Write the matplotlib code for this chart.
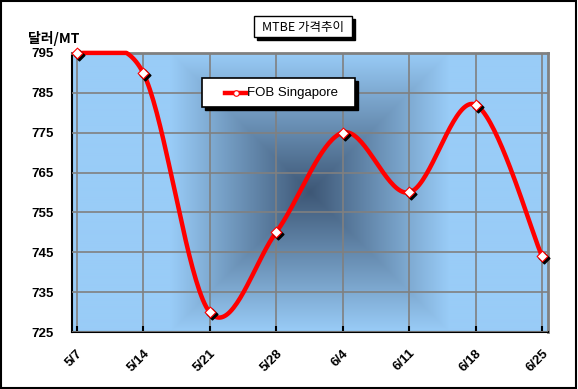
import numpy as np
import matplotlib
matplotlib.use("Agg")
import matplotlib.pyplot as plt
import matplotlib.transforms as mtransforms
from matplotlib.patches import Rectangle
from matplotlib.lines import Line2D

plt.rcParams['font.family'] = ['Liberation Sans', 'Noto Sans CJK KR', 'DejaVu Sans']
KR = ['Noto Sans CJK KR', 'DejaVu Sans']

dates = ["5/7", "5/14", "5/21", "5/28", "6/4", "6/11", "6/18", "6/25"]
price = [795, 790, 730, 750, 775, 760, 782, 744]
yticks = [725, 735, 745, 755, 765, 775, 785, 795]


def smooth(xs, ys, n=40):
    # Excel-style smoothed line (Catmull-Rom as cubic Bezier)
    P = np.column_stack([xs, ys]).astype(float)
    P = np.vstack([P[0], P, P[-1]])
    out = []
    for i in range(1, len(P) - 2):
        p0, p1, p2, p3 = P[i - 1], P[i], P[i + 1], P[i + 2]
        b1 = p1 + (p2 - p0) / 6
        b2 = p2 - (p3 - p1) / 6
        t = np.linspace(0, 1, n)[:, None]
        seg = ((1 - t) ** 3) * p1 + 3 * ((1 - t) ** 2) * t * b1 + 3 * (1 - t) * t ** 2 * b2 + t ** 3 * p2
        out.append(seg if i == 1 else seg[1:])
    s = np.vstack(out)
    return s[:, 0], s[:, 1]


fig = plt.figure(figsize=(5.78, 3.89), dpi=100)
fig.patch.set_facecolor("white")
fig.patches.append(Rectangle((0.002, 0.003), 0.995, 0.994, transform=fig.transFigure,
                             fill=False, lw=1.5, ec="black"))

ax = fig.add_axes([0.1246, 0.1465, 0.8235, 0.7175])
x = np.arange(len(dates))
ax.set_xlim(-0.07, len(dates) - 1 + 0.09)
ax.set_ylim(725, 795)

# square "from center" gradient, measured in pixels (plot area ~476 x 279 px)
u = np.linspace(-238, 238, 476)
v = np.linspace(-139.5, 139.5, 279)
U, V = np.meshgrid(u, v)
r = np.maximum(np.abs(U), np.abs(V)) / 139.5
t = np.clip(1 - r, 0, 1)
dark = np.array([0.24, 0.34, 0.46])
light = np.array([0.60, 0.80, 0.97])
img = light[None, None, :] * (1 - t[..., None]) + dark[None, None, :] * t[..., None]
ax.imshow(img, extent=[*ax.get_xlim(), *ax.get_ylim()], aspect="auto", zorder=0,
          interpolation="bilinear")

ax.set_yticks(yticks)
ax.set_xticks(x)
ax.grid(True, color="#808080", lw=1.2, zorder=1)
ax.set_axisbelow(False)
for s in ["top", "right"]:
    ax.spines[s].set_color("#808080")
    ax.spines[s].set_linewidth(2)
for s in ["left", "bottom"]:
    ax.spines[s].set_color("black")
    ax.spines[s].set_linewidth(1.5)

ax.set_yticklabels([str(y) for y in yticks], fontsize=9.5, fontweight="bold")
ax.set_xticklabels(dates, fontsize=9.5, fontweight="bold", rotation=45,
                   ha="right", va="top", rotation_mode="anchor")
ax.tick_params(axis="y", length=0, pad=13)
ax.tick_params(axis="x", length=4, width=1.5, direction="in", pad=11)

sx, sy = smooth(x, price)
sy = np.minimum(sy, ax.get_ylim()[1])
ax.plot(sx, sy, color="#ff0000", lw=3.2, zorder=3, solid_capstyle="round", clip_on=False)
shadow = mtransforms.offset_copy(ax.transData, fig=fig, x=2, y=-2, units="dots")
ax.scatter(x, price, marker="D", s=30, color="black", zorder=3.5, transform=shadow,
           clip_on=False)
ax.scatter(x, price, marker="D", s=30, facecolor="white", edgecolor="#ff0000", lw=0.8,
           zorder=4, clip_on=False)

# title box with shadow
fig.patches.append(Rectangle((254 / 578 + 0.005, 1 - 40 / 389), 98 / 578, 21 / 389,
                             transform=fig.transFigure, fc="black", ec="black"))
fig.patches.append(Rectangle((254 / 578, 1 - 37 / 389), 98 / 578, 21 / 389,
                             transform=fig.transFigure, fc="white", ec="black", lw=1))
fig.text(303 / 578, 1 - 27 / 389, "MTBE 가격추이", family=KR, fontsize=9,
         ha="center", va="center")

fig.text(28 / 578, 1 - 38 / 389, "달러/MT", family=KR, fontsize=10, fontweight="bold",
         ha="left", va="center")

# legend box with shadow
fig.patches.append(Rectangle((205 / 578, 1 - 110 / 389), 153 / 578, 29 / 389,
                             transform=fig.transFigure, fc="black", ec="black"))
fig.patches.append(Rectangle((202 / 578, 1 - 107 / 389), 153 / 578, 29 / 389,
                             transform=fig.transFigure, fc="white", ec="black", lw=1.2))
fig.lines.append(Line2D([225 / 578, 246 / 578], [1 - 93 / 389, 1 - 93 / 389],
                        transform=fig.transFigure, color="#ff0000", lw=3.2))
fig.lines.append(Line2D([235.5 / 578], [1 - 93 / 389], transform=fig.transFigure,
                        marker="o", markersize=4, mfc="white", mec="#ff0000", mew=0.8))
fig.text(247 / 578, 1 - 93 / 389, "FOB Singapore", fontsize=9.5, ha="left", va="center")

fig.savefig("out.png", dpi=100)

■ **Exercise aim**:
Copy out every line of the data that includes "matplotlib".

■ **Exercise solution**:
Write the matplotlib code for this chart.
import matplotlib
matplotlib.use("Agg")
import matplotlib.pyplot as plt
import matplotlib.transforms as mtransforms
from matplotlib.patches import Rectangle
from matplotlib.lines import Line2D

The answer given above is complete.